There Is No “Science of Reading”

Diane Ravitch:

Given the fact that about half the states have now mandated that teachers teach “the science of reading,” it seems to be a good time to repost what I wrote on November 1, 2023. 

Some things never change. 

I wrote: 

One of my grandsons sent me an article about the national rush to mandate “the science of reading,” and it caused me to explain briefly (without boring him) the background of the latest panacea.

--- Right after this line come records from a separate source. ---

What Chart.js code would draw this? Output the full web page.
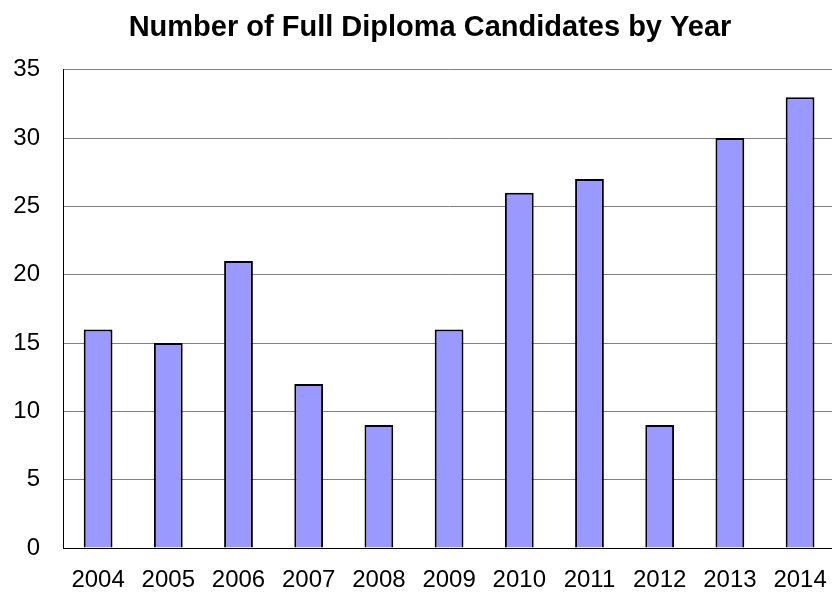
<!DOCTYPE html>
<html>
<head>
<meta charset="utf-8">
<script src="https://cdn.jsdelivr.net/npm/chart.js@4"></script>
<style>
  html, body { margin: 0; padding: 0; overflow: hidden; background: #fff; }
  #wrap { position: absolute; left: 0; top: 0; }
</style>
</head>
<body>
<div id="wrap"><canvas id="diplomaChart" width="845" height="593"></canvas></div>
<script>
const years = ['2004', '2005', '2006', '2007', '2008', '2009', '2010', '2011', '2012', '2013', '2014'];
const candidates = [16, 15, 21, 12, 9, 16, 26, 27, 9, 30, 33];

const ctx = document.getElementById('diplomaChart').getContext('2d');
const fontFamily = 'Liberation Sans, Arial, sans-serif';

// the original title sits a little right of the canvas centre
const shiftTitle = {
    id: 'shiftTitle',
    afterLayout(chart) {
        if (chart.titleBlock) chart.titleBlock.left += 20;
    }
};

new Chart(ctx, {
    type: 'bar',
    data: {
        labels: years,
        datasets: [{
            data: candidates,
            backgroundColor: '#9999ff',
            borderColor: '#000000',
            borderWidth: 2,
            categoryPercentage: 1,
            barPercentage: 0.41
        }]
    },
    options: {
        responsive: false,
        animation: false,
        layout: { padding: { left: 0, right: 5, top: 0, bottom: 0 } },
        plugins: {
            legend: { display: false },
            tooltip: { enabled: false },
            title: {
                display: true,
                text: 'Number of Full Diploma Candidates by Year',
                color: '#000',
                font: { family: fontFamily, size: 29, weight: 'bold', lineHeight: 1.2 },
                padding: { top: 11, bottom: 24 }
            }
        },
        scales: {
            x: {
                grid: { display: false, drawTicks: false },
                border: { color: '#000', width: 1 },
                ticks: {
                    color: '#000',
                    font: { family: fontFamily, size: 24 },
                    padding: 18,
                    maxRotation: 0,
                    autoSkip: false
                },
                afterFit: function (scale) { scale.height = 45; }
            },
            y: {
                min: 0,
                max: 35,
                ticks: {
                    stepSize: 5,
                    color: '#000',
                    font: { family: fontFamily, size: 24 },
                    padding: 23
                },
                grid: { color: '#808080', lineWidth: 1, drawTicks: false },
                border: { color: '#000', width: 1 },
                afterFit: function (scale) { scale.width = 63; }
            }
        }
    },
    plugins: [shiftTitle]
});
</script>
</body>
</html>
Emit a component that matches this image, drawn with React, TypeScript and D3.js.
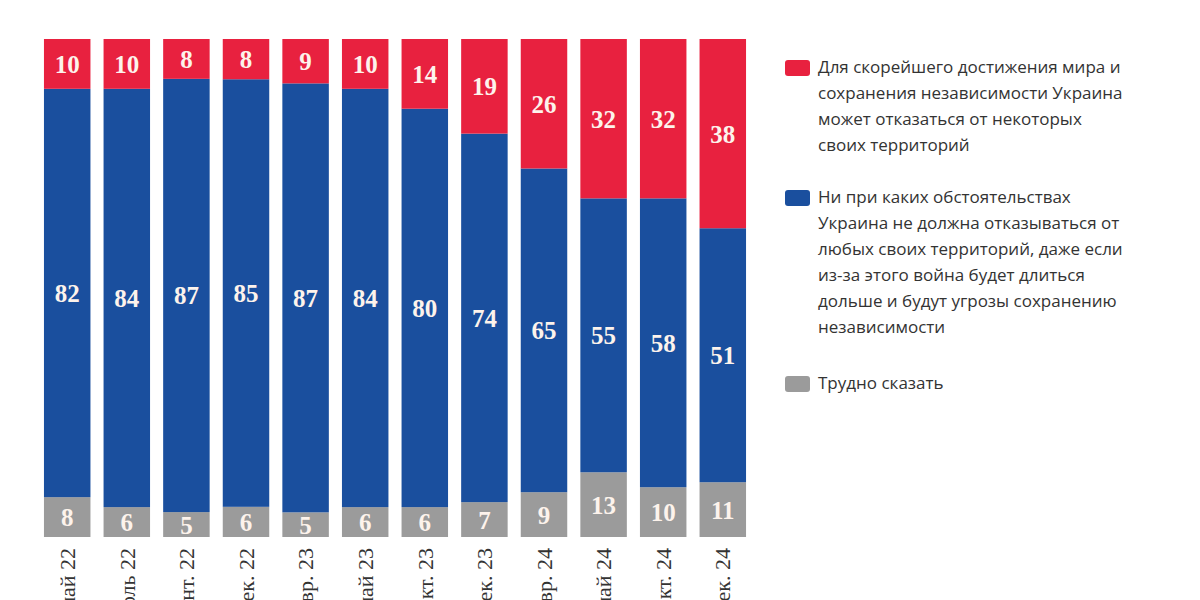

I didn’t tell him the history of the “reading wars,” which I researched and wrote about in Left Back (2000). I didn’t tell him that reading instruction has swung back and forth between the phonetic method and the “whole word” method since the introduction of public schooling in the first quarter of the 19th century. Horace Mann opposed phonics. But the popular McGuffey readers of that century were phonetic and included examples of good literature.

In 1930, the Dick-and-Jane readers were introduced, and they swept the country. Unlike the McGuffey readers, they featured pictures of children (white and suburban), they used simple words that could be easily recognized, and they were bright and colorful. By the 1950s, Dick and Jane style readers were used in about 80% of American schools. They relied on the whole word method, also known as look-say. 

In 1955, this national consensus was disrupted by the publication of Rudolf Flesch’s wildly popular book, Why Johnny Can’t Read, which castigated the look-say method and urged a revival of phonics. The fervor for phonics then is similar to the fervor now. 

But the debate about which method was best quickly became politicized. “Bring back phonics” was the battle cry of very conservative groups, who lambasted the whole-word method as the conspiratorial work of liberal elites. Phonics thus was unfairly tarnished as a rightwing cause.